The President of the Transportation Trades Department (TTD) of which TCU is a member wrote recently:
Strong infrastructure and a well-functioning transportation system are vital to the health of our economy, but for too long we’ve treated our infrastructure as though it doesn’t matter. And for too long, working people have paid the price.
The American Society of Civil Engineers estimates it will take $4 trillion over the next eight years to repair the damage to our roads, bridges, transit and rail systems, seaports, and airports caused by decades of neglect. With strong public and bipartisan support — and a dire need — for robust investment into our nation’s crumbling transportation infrastructure, the question now is how to pay for such a massive price tag.

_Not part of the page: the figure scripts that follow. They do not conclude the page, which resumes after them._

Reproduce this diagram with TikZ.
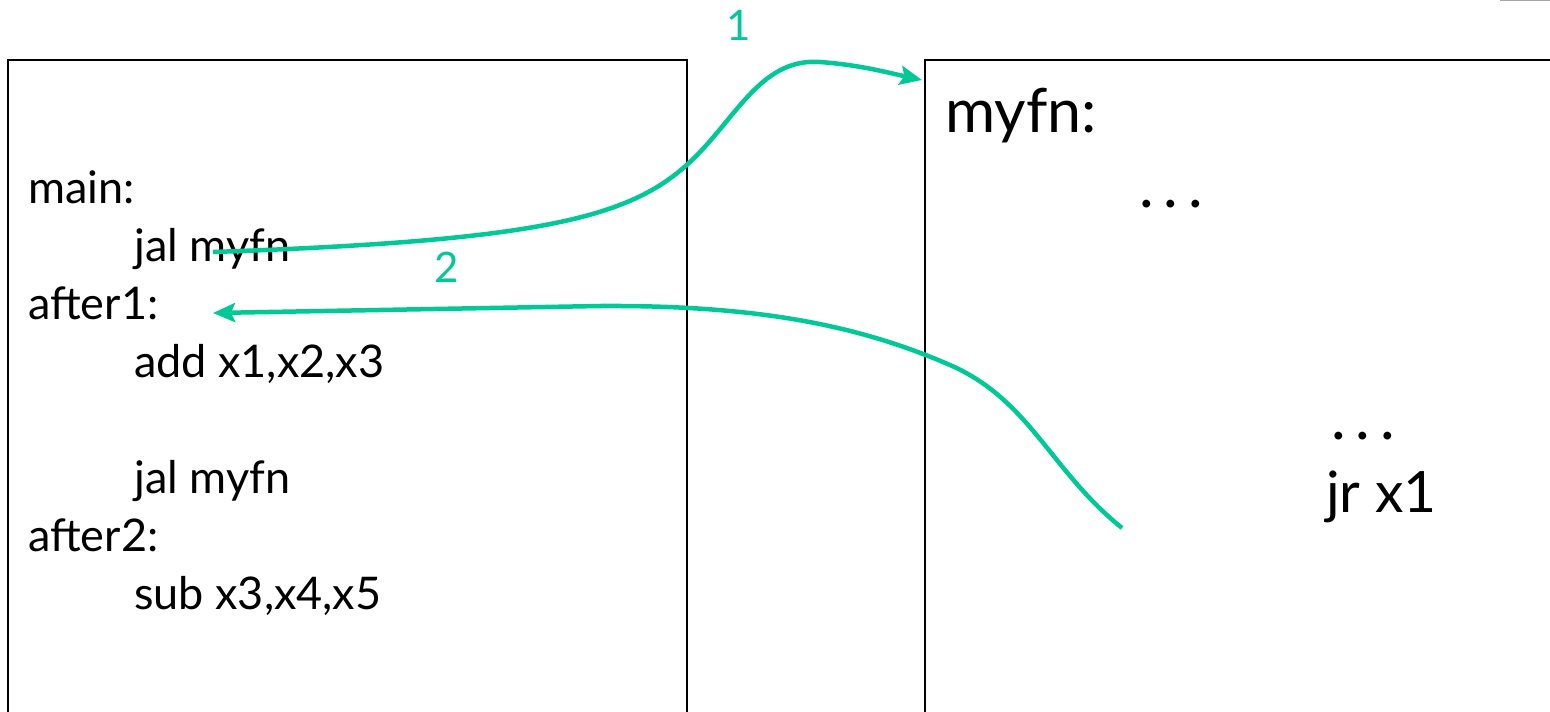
\documentclass[tikz,border=0pt]{standalone}
\usepackage{fontspec}
\setmainfont{Lato}
\usetikzlibrary{arrows.meta}
\definecolor{callgreen}{RGB}{0,200,150}
\tikzset{
  codebox/.style={draw=black, line width=2pt},
  code/.style={anchor=base west, inner sep=0pt, font=\fontsize{45}{47}\selectfont},
  bigcode/.style={anchor=base west, inner sep=0pt, font=\fontsize{58}{60}\selectfont},
  flow/.style={draw=callgreen, line width=4.5pt, -{Stealth[length=22pt,width=19pt,inset=4pt]}},
  flowlabel/.style={text=callgreen, inner sep=0pt, font=\fontsize{42}{44}\selectfont},
}
\begin{document}
\begin{tikzpicture}[x=1pt,y=-1pt]
\useasboundingbox (0,0) rectangle (1550,712);
\clip (0,0) rectangle (1550,712);
% boxes
\draw[codebox] (8,740) -- (8,60) -- (687,60) -- (687,740);
\draw[codebox] (925,740) -- (925,60) -- (1570,60);
\draw[gray!70, line width=1.2pt] (1500,0.6) -- (1550,0.6);
% left code
\node[code] (main) at (28,203) {main:};
\node[code] (jal1) at (134,261) {jal myfn};
\node[code] (after1) at (28,319) {after1:};
\node[code] (add) at (134,377) {add x1,x2,x3};
\node[code] (jal2) at (134,493) {jal myfn};
\node[code] (after2) at (28,551) {after2:};
\node[code] (sub) at (134,609) {sub x3,x4,x5};
% right code
\node[bigcode, font=\fontsize{61}{63}\selectfont] (myfn) at (945,132) {myfn:};
\node[bigcode, font=\fontsize{62}{64}\selectfont] (dots1) at (1139,207) {.\kern10pt.\kern10pt.};
\node[bigcode, font=\fontsize{62}{64}\selectfont] (dots2) at (1331,439) {.\kern10pt.\kern10pt.};
\node[bigcode, font=\fontsize{57}{59}\selectfont] (jr) at (1326,512) {jr x1};
% connectors
\coordinate (s1) at (213,252);
\coordinate (e1) at (922,80);
\coordinate (s2) at (1122,528);
\coordinate (e2) at (213,313);
\draw[flow] (s1) .. controls (560,240) and (640,215) .. (700,152)
  .. controls (740,110) and (765,58) .. (820,62)
  .. controls (860,65) and (885,72) .. (e1);
\draw[flow] (s2) .. controls (1050,470) and (1030,400) .. (950,365)
  .. controls (860,326) and (760,305) .. (600,306) -- (e2);
\node[flowlabel] (l1) at (739,25) {1};
\node[flowlabel] (l2) at (447,267) {2};
\end{tikzpicture}
\end{document}
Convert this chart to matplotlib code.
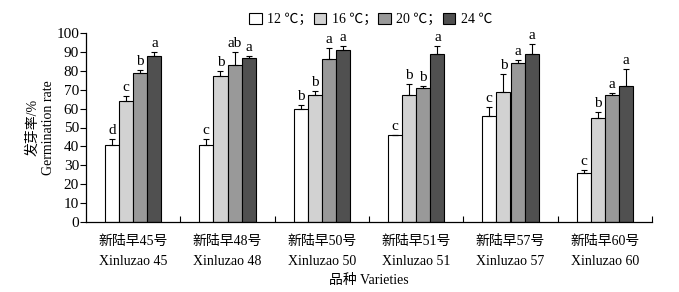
import numpy as np
import matplotlib
matplotlib.use('Agg')
import matplotlib.pyplot as plt
from matplotlib.patches import Patch

plt.rcParams['font.family'] = ['Liberation Serif', 'Noto Sans CJK SC']
plt.rcParams['font.size'] = 10

# 品种
varieties_cn = ['新陆早45号', '新陆早48号', '新陆早50号', '新陆早51号', '新陆早57号', '新陆早60号']
varieties_en = ['Xinluzao 45', 'Xinluzao 48', 'Xinluzao 50', 'Xinluzao 51', 'Xinluzao 57', 'Xinluzao 60']
temps = ['12 ℃；', '16 ℃；', '20 ℃；', '24 ℃']

# germination rate (%) and error
v12 = [41, 41, 60, 46, 56, 26]
e12 = [3, 3, 2, 0, 5, 1.5]
v16 = [64, 77, 67, 67, 69, 55]
e16 = [2.5, 3, 2.3, 6, 9.5, 3]
v20 = [79, 83, 86, 71, 84, 67]
e20 = [1.2, 7, 6, 1, 1.6, 1.3]
v24 = [88, 87, 91, 89, 89, 72]
e24 = [2, 1, 2.2, 4, 5, 9]

# significance letters
l12 = ['d', 'c', 'b', 'c', 'c', 'c']
l16 = ['c', 'b', 'b', 'b', 'b', 'b']
l20 = ['b', 'ab', 'a', 'b', 'a', 'a']
l24 = ['a', 'a', 'a', 'a', 'a', 'a']

colors = ['#ffffff', '#d2d2d2', '#999999', '#505050']

fig = plt.figure(figsize=(6.79, 2.92), dpi=100)
ax = fig.add_axes([86 / 679, 1 - 222 / 292, 566 / 679, 189 / 292])

x = np.arange(len(varieties_cn))
w = 0.15
series = [(v12, e12, l12), (v16, e16, l16), (v20, e20, l20), (v24, e24, l24)]
for k, (v, e, lab) in enumerate(series):
    pos = x + (k - 1.5) * w
    ax.bar(pos, v, w, color=colors[k], edgecolor='black', linewidth=0.8, zorder=2)
    ax.errorbar(pos, v, yerr=[np.zeros(len(v)), e], fmt='none', ecolor='black',
                elinewidth=0.8, capsize=2.5, capthick=0.8, zorder=3)
    for xi, yi, ei, t in zip(pos, v, e, lab):
        ax.annotate(t, (xi, yi + ei), xytext=(0, 1.5), textcoords='offset points',
                    ha='center', va='bottom', fontsize=11)

ax.set_xlim(-0.5, 5.5)
ax.set_ylim(0, 100)
ax.set_yticks(np.arange(0, 101, 10))
ax.set_xticks(x)
ax.set_xticklabels([c + '\n' + en for c, en in zip(varieties_cn, varieties_en)],
                   linespacing=1.75, fontsize=10)
ax.set_xticks(np.arange(0.5, 6, 1), minor=True)
ax.tick_params(axis='x', which='major', length=0, pad=9)
ax.tick_params(axis='x', which='minor', direction='in', length=4, width=0.8)
ax.tick_params(axis='y', direction='out', length=4, width=0.8, pad=1, labelsize=11)
for s in ['top', 'right']:
    ax.spines[s].set_visible(False)
for s in ['left', 'bottom']:
    ax.spines[s].set_linewidth(0.9)

ax.set_ylabel('发芽率/%\nGermination rate', labelpad=1, linespacing=1.2, fontsize=10)
ax.set_xlabel('品种 Varieties', labelpad=4, fontsize=10)

handles = [Patch(facecolor=c, edgecolor='black', linewidth=0.8) for c in colors]
fig.legend(handles, temps, loc='upper center', bbox_to_anchor=(0.546, 1.0), ncol=4,
           frameon=False, handlelength=0.9, handleheight=0.9, handletextpad=0.4,
           columnspacing=0.1, fontsize=10)

fig.savefig('out.png', dpi=100)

Contrary to what Wall Street and some Trump administration officials are peddling, the answer cannot solely lie with upfront investments from private companies. Meeting our massive infrastructure needs will take a multipronged financial approach. Private financing can and does have a role in rebuilding our transportation system, but relying on it and using it as a substitute for robust federal investment will not meet our needs. That’s because private financing is costlier than traditional public funding and is not suitable for the vast majority of our infrastructure needs.
Those who support an over-reliance on private financing push the argument that public capital is scarce, and that massive amounts of private capital are sitting idly by, ready and waiting to be invested into infrastructure projects. This is simply not true.